There was also a very strange rifle behaviour that kept stopping me shooting to check it out – a sound on firing I could best describe as a rattle but everything on the rifle was good and tight. When I got the first of two misfires, the penny dropped – I was hearing hangfires. The gap between firing-pin fall and ignition was tiny and probably wouldn’t have been noticed without electronic earmuffs, these amplifying the ‘click’ of the striker fall, so I was hearing an almost instantaneous click-bang in 48 out of 50 test rounds with so little gap between the sounds they partially merged.

The two rounds that misfired were pulled and the primers were found to have ignited, so the problem wasn’t primer failure, rather the translation to charge ignition. The CFE223 granules were closely examined but no trace of damage, scorching, or partial ignition was found. Temperature at the time was around 15-deg C, so these problems cannot be blamed on a cold winter’s day. It could be that a ‘hotter’ SR primer might have been hang/misfire free but, even so, ignition would likely have been so marginal that results could have been affected, perhaps on a random basis.
On a happier note, I’ve reformed a couple of hundred 308 Palma cases to 7mm-08 for short/mid-range F-Class whose loads have been refined down to a single bullet-powder combination – 49 and a bit grains of Viht N160 under 160gn Sierra TMKs. I also experimented with 175/180gn bullets and N165 extruded magnum rifle powder working up to massively compressed charges of over 51gn weight in this long freebore chambered rifle (3-inch COALs) and never had any hint of ignition issues with any combination tried in any temperature above freezing using Remington 7½BRs. Spreads have been small and performance consistently good at out to 1000 yards with the TMK/N160 combination.

In conclusion, it seems that the SR primer will cope with most propellants and up to 50gn charges, in 7mm and 30 calibre cartridges. Although it exhibits less performance variability than the LRP type in 308, it will reward, even require, experimentation in matching primer model to powder and loading. Unlike with Large Rifle primers, there is the thin/weak cup issue to be aware of which constrains use of some models. As in my older LRP tests, it was gratifying to find that less popular (and expensive) models performed every bit as well as and sometimes better than most people’s first choices. Given that a recently revised price list from a major UK handloading supplies retailer shows CCI-BR2 (LRP) and BR4 (SRP) match primers at £92.50/1000 that is no bad thing!

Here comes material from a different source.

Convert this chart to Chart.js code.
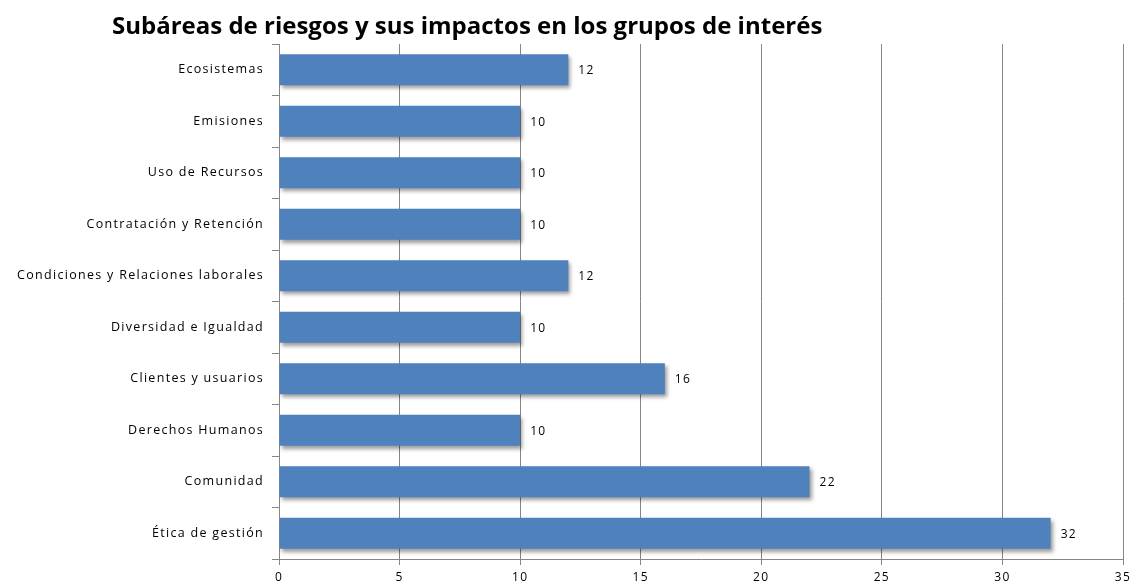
<!DOCTYPE html>
<html>
<head>
<meta charset="utf-8">
<script src="https://cdn.jsdelivr.net/npm/chart.js@4/dist/chart.umd.min.js"></script>
<style>
  html, body { margin: 0; padding: 0; background: #fff; }
  #wrap { width: 1142px; height: 588px; }
</style>
</head>
<body>
<div id="wrap"><canvas id="barChart"></canvas></div>
<script>
// Datos del gráfico
const subareas = [
  'Ecosistemas',
  'Emisiones',
  'Uso de Recursos',
  'Contratación y Retención',
  'Condiciones y Relaciones laborales',
  'Diversidad e Igualdad',
  'Clientes y usuarios',
  'Derechos Humanos',
  'Comunidad',
  'Ética de gestión'
];
const impactos = [12, 10, 10, 10, 12, 10, 16, 10, 22, 32];
const titulo = 'Subáreas de riesgos y sus impactos en los grupos de interés';

const fuente = '"Open Sans", sans-serif';

// sombra de las barras
const sombraBarras = {
  id: 'sombraBarras',
  beforeDraw(chart) {
    // espaciado de letras para imitar el texto original
    chart.ctx.letterSpacing = '1.3px';
  },
  beforeDatasetsDraw(chart) {
    const ctx = chart.ctx;
    ctx.save();
    ctx.shadowColor = 'rgba(0,0,0,0.4)';
    ctx.shadowOffsetX = 2;
    ctx.shadowOffsetY = 3;
    ctx.shadowBlur = 4;
  },
  afterDatasetsDraw(chart) {
    chart.ctx.restore();
  }
};

// etiquetas de valor y título
const etiquetas = {
  id: 'etiquetas',
  afterDraw(chart) {
    const ctx = chart.ctx;
    ctx.save();
    ctx.fillStyle = '#000';
    ctx.font = '12px ' + fuente;
    ctx.textAlign = 'left';
    ctx.textBaseline = 'middle';
    chart.getDatasetMeta(0).data.forEach((bar, i) => {
      ctx.fillText(impactos[i], bar.x + 10, bar.y + 1);
    });
    ctx.letterSpacing = '0px';
    ctx.font = 'bold 24px ' + fuente;
    ctx.textBaseline = 'alphabetic';
    ctx.fillText(titulo, 112, 34);
    ctx.restore();
    ctx.letterSpacing = '0px';
  }
};

const barCtx = document.getElementById('barChart').getContext('2d');
const barChart = new Chart(barCtx, {
  type: 'bar',
  data: {
    labels: subareas,
    datasets: [{
      data: impactos,
      backgroundColor: '#4F81BD',
      borderWidth: 0,
      barPercentage: 0.6,
      categoryPercentage: 1
    }]
  },
  options: {
    indexAxis: 'y',
    responsive: true,
    maintainAspectRatio: false,
    animation: false,
    layout: { padding: { top: 44, right: 19, left: 0, bottom: 0 } },
    plugins: {
      legend: { display: false },
      tooltip: { enabled: false }
    },
    scales: {
      x: {
        min: 0,
        max: 35,
        ticks: { stepSize: 5, color: '#000', font: { family: fuente, size: 12 }, padding: 5 },
        grid: { color: '#868686', lineWidth: 1, tickLength: 6 },
        border: { color: '#868686' },
        afterFit: s => { s.height = 29; }
      },
      y: {
        ticks: { color: '#000', font: { family: fuente, size: 12.5 }, padding: 8 },
        grid: { drawOnChartArea: false, color: '#868686', tickLength: 7, offset: true },
        border: { color: '#868686' },
        afterFit: s => { s.width = 279; }
      }
    }
  },
  plugins: [sombraBarras, etiquetas]
});
</script>
</body>
</html>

Warning – Both load combinations quoted in the test exceeded the propellant manufacturers’ maximum charges. They proved safe in the author’s rifle when loaded in Lapua ‘Palma’ small-primer cases. They may not do so in other rifles, and almost will not do so in standard Large Rifle primed brass. Do not copy these loads for use in any other make / type of case, moreover drop charges by three to four grains weight and work up in small increments whilst looking for pressure signs.